Hardlinks were the precursor to softlinks, in this day and age their only purpose is to let you say "I've given up on the software I use handling soft links properly," and while we can wish for such a feature, I don't think it's that bad of a decision to drop them.



>Honestly, any serious application that doesn't take symlinks into account in 2010s is a joke.

I agree, but it doesn't stop me from having to use these programs where they clearly kill their competitors in terms of features or usability.

Not to start a fight but windows programs take a serious step back in ease of use (for me) vs their linux counterparts. I work from home so my home PC = my work PC.

Unfortunately I'm a massive fan of multiple displays (5 currently) in various orientations and linux epicly fails at this. I used linux as my primary OS for 7 years but finally gave up over this singular issue.

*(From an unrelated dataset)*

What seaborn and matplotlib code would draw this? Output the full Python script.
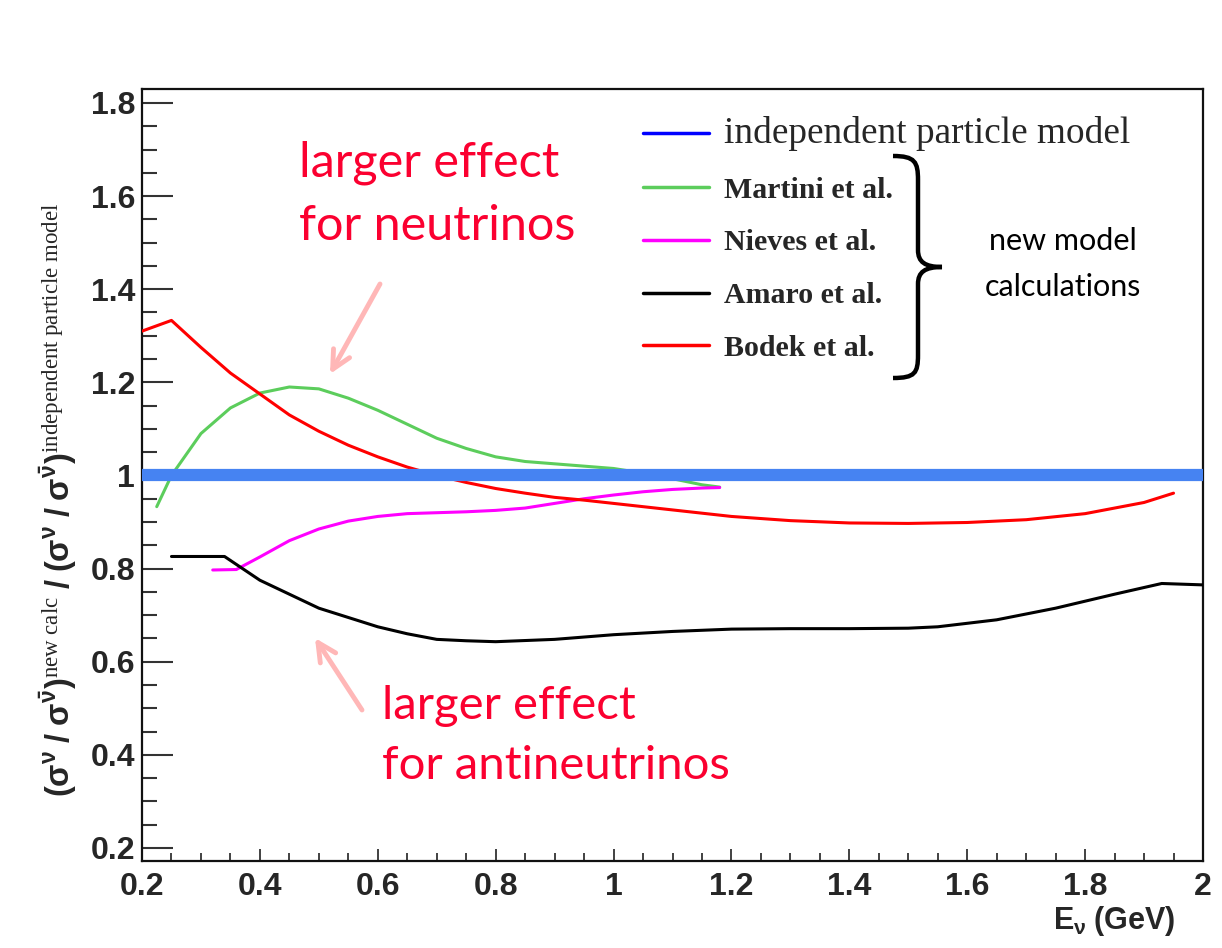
import numpy as np
import pandas as pd
import matplotlib
matplotlib.use("Agg")
import matplotlib.pyplot as plt
import seaborn as sns
from matplotlib.lines import Line2D
from matplotlib.path import Path
from matplotlib.patches import PathPatch
from matplotlib.ticker import MultipleLocator

sns.set_theme(style="white")
plt.rcParams['font.family'] = ['Liberation Sans', 'DejaVu Sans']
plt.rcParams['mathtext.fontset'] = 'custom'
plt.rcParams['mathtext.rm'] = 'Liberation Serif'
plt.rcParams['mathtext.it'] = 'Liberation Serif:italic'
plt.rcParams['mathtext.bf'] = 'Liberation Sans:bold'

# ---------------- data ----------------
ipm_x = [0.2, 2.0]
ipm_y = [1.0, 1.0]

martini_x = [0.225, 0.25, 0.3, 0.35, 0.4, 0.45, 0.5, 0.55, 0.6, 0.65, 0.7,
             0.75, 0.8, 0.85, 0.9, 0.95, 1.0, 1.05, 1.1, 1.15, 1.18]
martini_y = [0.933, 1.0, 1.09, 1.145, 1.177, 1.19, 1.186, 1.166, 1.14, 1.11,
             1.08, 1.058, 1.04, 1.03, 1.025, 1.02, 1.015, 1.005, 0.993, 0.98, 0.975]

nieves_x = [0.32, 0.36, 0.4, 0.45, 0.5, 0.55, 0.6, 0.65, 0.7, 0.75, 0.8,
            0.85, 0.9, 0.95, 1.0, 1.05, 1.1, 1.15, 1.18]
nieves_y = [0.797, 0.798, 0.825, 0.86, 0.885, 0.902, 0.912, 0.918, 0.92, 0.922,
            0.925, 0.93, 0.94, 0.95, 0.958, 0.965, 0.97, 0.973, 0.974]

amaro_x = [0.25, 0.34, 0.4, 0.45, 0.5, 0.55, 0.6, 0.65, 0.7, 0.75, 0.8, 0.9,
           1.0, 1.1, 1.2, 1.3, 1.4, 1.5, 1.55, 1.65, 1.75, 1.85, 1.93, 2.0]
amaro_y = [0.826, 0.826, 0.775, 0.745, 0.715, 0.695, 0.675, 0.66, 0.648, 0.645,
           0.643, 0.648, 0.658, 0.665, 0.67, 0.671, 0.671, 0.672, 0.675, 0.69,
           0.715, 0.745, 0.768, 0.765]

bodek_x = [0.2, 0.25, 0.3, 0.35, 0.4, 0.45, 0.5, 0.55, 0.6, 0.65, 0.7, 0.75,
           0.8, 0.85, 0.9, 0.95, 1.0, 1.1, 1.2, 1.3, 1.4, 1.5, 1.6, 1.7, 1.8,
           1.9, 1.95]
bodek_y = [1.31, 1.333, 1.275, 1.22, 1.175, 1.13, 1.095, 1.065, 1.04, 1.018,
           1.0, 0.985, 0.972, 0.962, 0.953, 0.947, 0.94, 0.926, 0.912, 0.903,
           0.898, 0.897, 0.899, 0.905, 0.918, 0.942, 0.962]

legend_labels = ["independent particle model", "Martini et al.", "Nieves et al.",
                 "Amaro et al.", "Bodek et al."]
x_ticks = [0.2, 0.4, 0.6, 0.8, 1.0, 1.2, 1.4, 1.6, 1.8, 2.0]
x_ticklabels = ["0.2", "0.4", "0.6", "0.8", "1", "1.2", "1.4", "1.6", "1.8", "2"]
y_ticks = [0.2, 0.4, 0.6, 0.8, 1.0, 1.2, 1.4, 1.6, 1.8]
y_ticklabels = ["0.2", "0.4", "0.6", "0.8", "1", "1.2", "1.4", "1.6", "1.8"]

# ---------------- figure ----------------
W, H = 1222, 948
fig = plt.figure(figsize=(W / 100, H / 100), dpi=100)
fig.patch.set_facecolor("white")
ax = fig.add_axes([142 / W, 1 - 861 / H, (1203 - 142) / W, (861 - 89) / H])
ax.set_facecolor("white")

def fp(px, py):
    return (px / W, 1 - py / H)

c_blue = "#4683f2"
c_green = "#5ccd5c"
c_mag = "#ff00ff"
c_black = "#000000"
c_red = "#ff0000"

sns.lineplot(x=ipm_x, y=ipm_y, ax=ax, color=c_blue, lw=8.8, zorder=5)
sns.lineplot(x=martini_x, y=martini_y, ax=ax, color=c_green, lw=2.2, zorder=3)
sns.lineplot(x=nieves_x, y=nieves_y, ax=ax, color=c_mag, lw=2.2, zorder=3)
sns.lineplot(x=amaro_x, y=amaro_y, ax=ax, color=c_black, lw=2.2, zorder=3)
sns.lineplot(x=bodek_x, y=bodek_y, ax=ax, color=c_red, lw=2.2, zorder=3)

ax.set_xlim(0.2, 2.0)
ax.set_ylim(0.172, 1.83)
ax.set_xticks(x_ticks)
ax.set_xticklabels(x_ticklabels)
ax.set_yticks(y_ticks)
ax.set_yticklabels(y_ticklabels)
ax.xaxis.set_minor_locator(MultipleLocator(0.05))
ax.yaxis.set_minor_locator(MultipleLocator(0.05))
ax.tick_params(axis="y", which="major", direction="in", length=22, width=1.5,
               color="#333333", labelsize=23, pad=5, left=True, right=False)
ax.tick_params(axis="y", which="minor", direction="in", length=11, width=1.5,
               color="#333333", left=True, right=False)
ax.tick_params(axis="x", which="major", direction="in", length=9, width=1.3,
               color="#333333", labelsize=23, pad=8, bottom=True, top=False)
ax.tick_params(axis="x", which="minor", direction="in", length=6, width=1.3,
               color="#333333", bottom=True, top=False)
for lab in ax.get_xticklabels() + ax.get_yticklabels():
    lab.set_fontweight("bold")
for s in ax.spines.values():
    s.set_color("#111111")
    s.set_linewidth(1.6)
ax.set_xlabel("")
ax.set_ylabel("")

# axis titles
fig.text(*fp(1176, 921), r"$\mathbf{E_{\nu}\ (GeV)}$", ha="right", va="center",
         fontsize=22)
ylab = (r"$\mathbf{(\sigma^{\nu}\ /\ \sigma^{\bar{\nu}})}^{\mathrm{new\ calc}}"
        r"\ \mathbf{/\ (\sigma^{\nu}\ /\ \sigma^{\bar{\nu}})}^{\mathrm{independent\ particle\ model}}$")
fig.text(*fp(58, 500), ylab, rotation=90, ha="center", va="center", fontsize=23.5)

# legend
handles = [Line2D([], [], color="#0000ff", lw=2.5),
           Line2D([], [], color=c_green, lw=2.5),
           Line2D([], [], color=c_mag, lw=2.5),
           Line2D([], [], color=c_black, lw=2.5),
           Line2D([], [], color=c_red, lw=2.5)]
leg = ax.legend(handles, legend_labels, loc="upper left",
                bbox_to_anchor=((643 - 142) / 1061, 1 - (116 - 89) / 772),
                frameon=False, borderpad=0, borderaxespad=0, handlelength=2.2,
                handletextpad=0.5, labelspacing=0.86,
                prop={"family": "Liberation Serif", "weight": "bold", "size": 21.5})
texts = leg.get_texts()
texts[0].set_fontweight("normal")
texts[0].set_fontsize(26.8)

# brace
pts = [fp(893, 156), fp(915, 156), fp(918, 162), fp(918, 180),
       fp(918, 250), fp(918, 262), fp(925, 267), fp(942, 267),
       fp(925, 267), fp(918, 272), fp(918, 284),
       fp(918, 355), fp(918, 373), fp(915, 378), fp(893, 378)]
codes = [Path.MOVETO, Path.CURVE4, Path.CURVE4, Path.CURVE4,
         Path.LINETO, Path.CURVE4, Path.CURVE4, Path.CURVE4,
         Path.CURVE4, Path.CURVE4, Path.CURVE4,
         Path.LINETO, Path.CURVE4, Path.CURVE4, Path.CURVE4]
fig.patches.append(PathPatch(Path(pts, codes), transform=fig.transFigure,
                             fill=False, lw=3.2, color="black", capstyle="butt"))
fig.text(*fp(1063, 264), "new model\ncalculations", ha="center", va="center",
         fontsize=22, family="Lato", linespacing=1.75, color="black")

# red annotations
c_ann = "#fb0030"
fig.text(*fp(299, 194), "larger effect\nfor neutrinos", ha="left", va="center",
         fontsize=35, family="Lato", color=c_ann, linespacing=1.52)
fig.text(*fp(382, 736), "larger effect\nfor antineutrinos", ha="left", va="center",
         fontsize=34, family="Lato", color=c_ann, linespacing=1.55)

# pink arrows
c_arrow = "#ffb7b7"
ax.annotate("", xy=fp(330, 374), xytext=fp(380, 284), xycoords="figure fraction",
            textcoords="figure fraction",
            arrowprops=dict(arrowstyle="->,head_length=1.1,head_width=0.55",
                            color=c_arrow, lw=3.5, shrinkA=0, shrinkB=0))
ax.annotate("", xy=fp(315, 638), xytext=fp(362, 710), xycoords="figure fraction",
            textcoords="figure fraction",
            arrowprops=dict(arrowstyle="->,head_length=1.1,head_width=0.55",
                            color=c_arrow, lw=3.5, shrinkA=0, shrinkB=0))

fig.savefig("out.png", dpi=100, facecolor="white")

Softlinks aren't just a different version of hardlinks, they have totally separate semantics. Hardlinks allow you to link multiple files without worrying if the original is destroyed, softlinks link to a file location. Take backups for example, I can have versioned backups and hardlink identical files to a previous version. The advantage of hardlinks is that I can treat the backups as fully independent, and use them with any program. If I were to use softlinks, or even deltas, I would need to use the original software to delete, or even extract the contents. With hardlinks, I can delete and copy the backups with any application. (Rsync and time machine actually implement this mechanism).